On Monday in Baltimore, Californians Together is being honored for its work on behalf of English-learners by the Migration Policy Institute, which is also singling out three other entities for what it calls “exceptional immigrant integration initiatives.” As part of its recognition, Californians Together will be awarded $50,000.
The group formed in 1998, the same year that voters in California approved Proposition 227, a statewide measure that all but banned bilingual education programs in public schools. Shelly Spiegel-Coleman, the group’s executive director, has brought an array of education groups and advocates for poor children together to jointly advocate for the state’s 1.5 million English-learners—a quarter of California’s public school enrollment.
Through its development and strong advocacy for a “seal of biliteracy,” Californians Together are very deftly helping to change the mindset that having a primary language that is not English is an asset, not a deficit that must be overcome. This year, both California and New York began offering the special seal to high school graduates who demonstrate proficiency in English and at least one other language. The group conceived of the biliteracy seal and has been a strong advocate for other states to adopt a special recognition of students with multilingual skills, including those who demonstrate proficiency in American Sign Language.
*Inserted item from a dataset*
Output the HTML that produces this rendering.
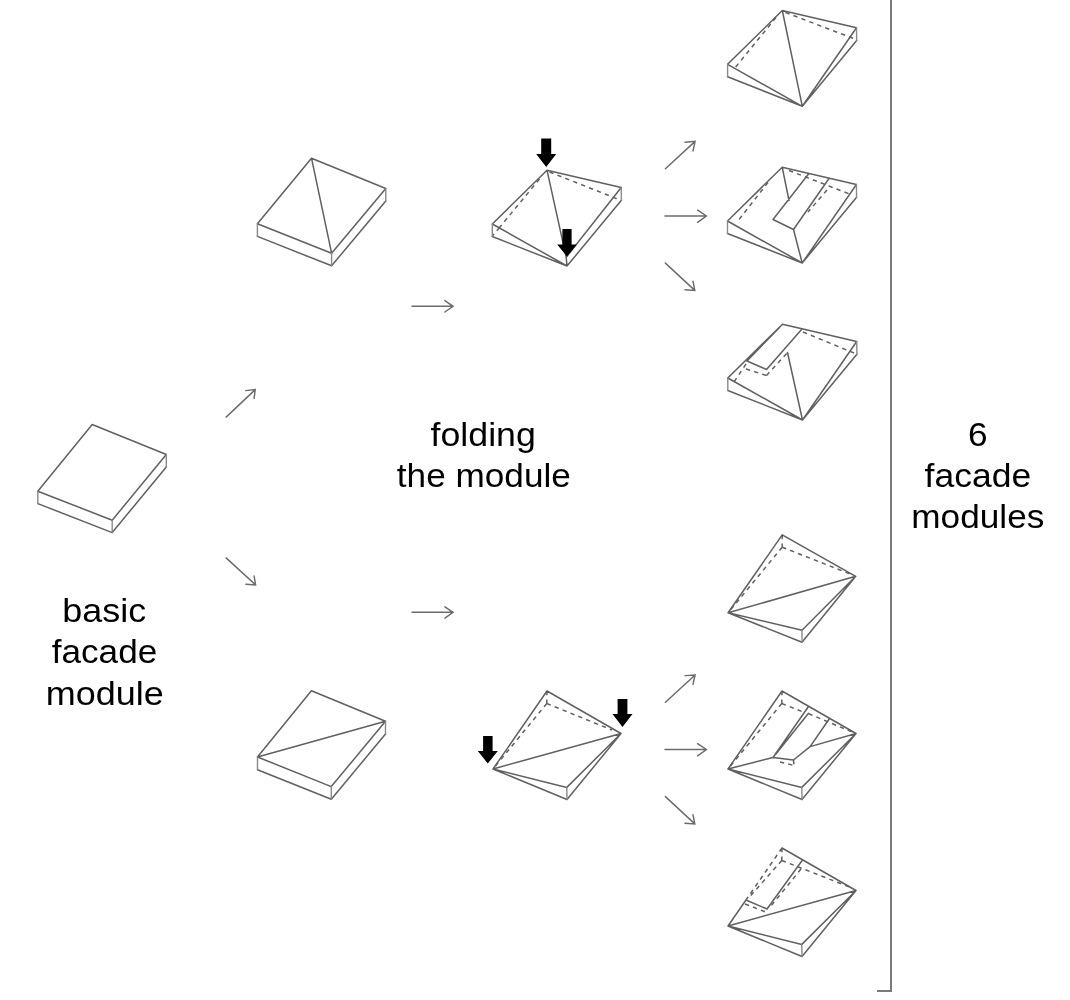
<!DOCTYPE html>
<html><head><meta charset="utf-8"><style>
html,body{margin:0;padding:0;background:#fff;width:1070px;height:1000px;overflow:hidden}
svg{position:absolute;left:0;top:0;will-change:transform}
.s{fill:none;stroke:#606060;stroke-width:1.5;stroke-linejoin:round;stroke-linecap:round}
.d{fill:none;stroke:#606060;stroke-width:1.5;stroke-dasharray:4.3 4.2}
.a{fill:none;stroke:#6c6c6c;stroke-width:1.45;stroke-linejoin:miter;stroke-linecap:round}
.f{fill:#000}
.v{fill:none;stroke:#8a8a8a;stroke-width:1.4;stroke-linecap:round}
.sep{fill:none;stroke:#7a7a7a;stroke-width:2}
text{font-family:"Liberation Sans",sans-serif;font-size:34px;fill:#000;text-anchor:middle}
</style></head><body>
<svg width="1070" height="1000" viewBox="0 0 1070 1000">
<g class="bl">
<path class="s" d="M92.2 424.5L166.3 454.5 M166.3 454.5L112.2 520.2 M112.2 520.2L37.8 491.2 M37.8 491.2L92.2 424.5 M166.3 466.9L112.2 532.6 M112.2 532.6L37.8 503.6 M311.5 158.2L385.8 188.5 M385.8 188.5L331.6 253.2 M331.6 253.2L257.4 223.8 M257.4 223.8L311.5 158.2 M385.8 201.1L331.6 265.8 M331.6 265.8L257.4 236.4 M311.5 158.2L331.6 253.2 M311.4 690.8L385.5 721.2 M385.5 721.2L331.3 786.6 M331.3 786.6L257.5 757.0 M257.5 757.0L311.4 690.8 M385.5 733.9L331.3 799.3 M331.3 799.3L257.5 769.7 M257.5 757.0L385.5 721.2 M547.0 170.2L621.2 187.5 M547.0 170.2L492.3 224.0 M492.3 224.0L567.0 266.0 M492.3 236.5L567.0 266.0 M621.2 187.5L566.2 257.3 M621.4 200.3L567.0 266.0 M566.2 257.3L567.0 266.0 M547.0 170.2L566.2 257.3 M547.0 691.0L621.0 733.5 M547.0 691.0L493.0 769.0 M493.0 769.0L566.8 787.4 M621.0 733.5L566.8 787.4 M493.0 769.0L567.0 799.5 M621.0 733.5L567.0 799.5 M493.0 769.0L621.0 733.5 M782.3 10.5L856.5 27.8 M782.3 10.5L727.6 64.3 M727.6 64.3L802.3 106.3 M727.6 76.8L802.3 106.3 M856.5 27.8L802.3 106.3 M856.7 40.6L802.3 106.3 M782.3 10.5L802.3 106.3 M782.2 167.2L856.4 184.5 M782.2 167.2L727.5 221.0 M727.5 221.0L802.2 263.0 M727.5 233.5L802.2 263.0 M856.4 184.5L802.2 263.0 M856.6 197.3L802.2 263.0 M808.5 174.0L773.0 219.5 M773.0 219.5L793.5 229.5 M829.0 178.5L793.5 229.5 M793.5 229.5L802.2 263.0 M782.2 167.2L789.0 200.5 M782.5 324.2L856.7 341.5 M782.5 324.2L727.8 378.0 M727.8 378.0L802.5 420.0 M727.8 390.5L802.5 420.0 M856.7 341.5L802.5 420.0 M856.9 354.3L802.5 420.0 M802.0 329.0L766.5 369.5 M766.5 369.5L747.0 361.0 M747.0 361.0L779.5 327.5 M787.5 352.5L802.5 420.0 M782.2 534.9L855.7 576.3 M782.2 534.9L728.1 612.8 M728.1 612.8L802.0 630.3 M855.7 576.3L802.0 630.3 M728.1 612.8L802.0 642.2 M855.7 576.3L802.0 642.2 M728.1 612.8L855.7 576.3 M782.0 691.0L856.0 733.5 M782.0 691.0L728.0 769.0 M728.0 769.0L801.8 787.4 M856.0 733.5L801.8 787.4 M728.0 769.0L802.0 799.5 M856.0 733.5L802.0 799.5 M808.5 706.5L773.0 757.5 M808.5 713.3L775.5 754.5 M773.0 757.5L793.5 760.0 M829.5 718.5L810.1 746.6 M810.1 746.6L793.5 760.0 M728.0 769.0L773.0 757.5 M810.1 746.6L856.0 733.5 M782.0 848.0L856.0 890.5 M728.0 926.0L746.0 900.0 M746.0 900.0L767.0 909.0 M802.5 860.0L767.0 909.0 M728.0 926.0L856.0 890.5 M728.0 926.0L801.8 944.4 M728.0 926.0L802.0 956.5 M856.0 890.5L801.8 944.4 M856.0 890.5L802.0 956.5"/>
<path class="v" d="M166.3 454.5L166.3 466.9 M112.2 520.2L112.2 532.6 M37.8 491.2L37.8 503.6 M385.8 188.5L385.8 201.1 M331.6 253.2L331.6 265.8 M257.4 223.8L257.4 236.4 M385.5 721.2L385.5 733.9 M331.3 786.6L331.3 799.3 M257.5 757.0L257.5 769.7 M621.2 187.5L621.4 200.3 M492.3 224.0L492.3 236.5 M566.8 787.4L567.0 799.5 M856.5 27.8L856.7 40.6 M727.6 64.3L727.6 76.8 M856.4 184.5L856.6 197.3 M727.5 221.0L727.5 233.5 M856.7 341.5L856.9 354.3 M727.8 378.0L727.8 390.5 M802.0 630.3L802.0 642.2 M801.8 787.4L802.0 799.5 M801.8 944.4L802.0 956.5"/>
<path class="d" d="M549.5 172.0L617.5 199.0 M539.5 179.0L499.5 227.5 M499.5 227.5L492.8 235.5 M547.0 691.0L546.8 703.5 M546.8 703.5L493.0 769.0 M546.8 703.5L612.0 730.0 M785.5 12.5L853.5 38.5 M776.0 17.5L734.0 69.0 M789.0 170.5L852.0 195.0 M768.0 182.5L737.5 221.5 M827.0 190.0L808.0 212.0 M803.0 332.0L854.0 353.0 M746.0 364.0L734.0 382.0 M746.0 369.0L766.5 375.5 M766.5 375.5L788.0 352.0 M782.2 534.9L782.2 547.2 M782.2 547.2L728.1 612.8 M782.2 547.2L851.5 574.5 M782.0 691.0L781.8 703.5 M781.8 703.5L728.0 769.0 M781.8 703.5L804.0 712.3 M808.5 713.6L852.0 732.0 M780.0 762.0L794.0 765.5 M793.5 760.0L794.0 765.5 M782.0 848.0L746.0 900.0 M781.8 860.5L748.5 898.0 M782.0 848.0L781.8 860.5 M781.8 860.5L852.0 888.0 M745.0 904.0L767.0 912.5 M801.0 869.0L771.0 906.0"/>
<path class="a" d="M226.1 417.1L255.2 389.6M245.7 390.6L255.2 389.6L254.1 398.4 M226.1 557.9L255.6 584.9M245.9 584.3L255.6 584.9L254.1 575.9 M412.0 306.3L453.1 306.3M444.9 300.6L453.1 306.3L444.9 312.0 M412.0 612.3L453.1 612.3M444.9 606.8L453.1 612.3L444.9 618.1 M665.4 168.8L695.1 141.4M685.0 142.2L695.1 141.4L693.0 150.9 M665.0 216.0L706.4 216.0M697.6 210.1L706.4 216.0L697.6 222.3 M665.4 263.1L694.8 290.4M685.0 289.7L694.8 290.4L693.0 281.3 M665.4 702.2L695.1 675.0M685.0 675.6L695.1 675.0L693.0 684.4 M665.0 749.5L706.4 749.5M697.6 743.6L706.4 749.5L697.6 755.9 M665.4 796.6L694.8 823.9M685.0 823.2L694.8 823.9L693.0 814.8"/>
<polygon class="f" points="541.2,138.5 551.2,138.5 551.2,154.0 556.2,154.0 546.2,167.0 536.2,154.0 541.2,154.0"/>
<polygon class="f" points="562.4,229.0 571.6,229.0 571.6,244.5 576.8,244.5 567.0,256.5 557.2,244.5 562.4,244.5"/>
<polygon class="f" points="483.1,736.0 492.6,736.0 492.6,751.0 497.8,751.0 487.8,763.5 477.8,751.0 483.1,751.0"/>
<polygon class="f" points="617.6,699.0 627.4,699.0 627.4,714.0 632.5,714.0 622.5,727.0 612.5,714.0 617.6,714.0"/>
<path class="sep" d="M891 0L891 991L877 991"/>
</g>
<text transform="translate(104.3 622) scale(1.057 1)">basic</text>
<text transform="translate(104.5 663) scale(1.035 1)">facade</text>
<text transform="translate(104.8 705) scale(1.059 1)">module</text>
<text transform="translate(483.2 445.5) scale(1.051 1)">folding</text>
<text transform="translate(483.85 486.5) scale(1.035 1)">the module</text>
<text transform="translate(977.75 445.5) scale(1.035 1)">6</text>
<text transform="translate(977.85 487) scale(1.044 1)">facade</text>
<text transform="translate(977.8 528) scale(1.035 1)">modules</text>
</svg>
</body></html>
The seal is intended for all students, including ELLs.
But where the group stands to make its biggest mark on education policy is for those English-language learners who, for years, have been stalled in their progress toward becoming fluent. Within another week, California Gov. Jerry Brown must act on legislation that Californians Together wrote to require the state education department to break out and report data annually on long-term English-learners—tens of thousands statewide—for every school district. The measure would also create a common, statewide definition for long-term ELL students. Students at risk of becoming long-term ELLs would also be flagged. I wrote about the effort in this week’s issue of Education Week.
A version of this news article first appeared in the Learning the Language blog.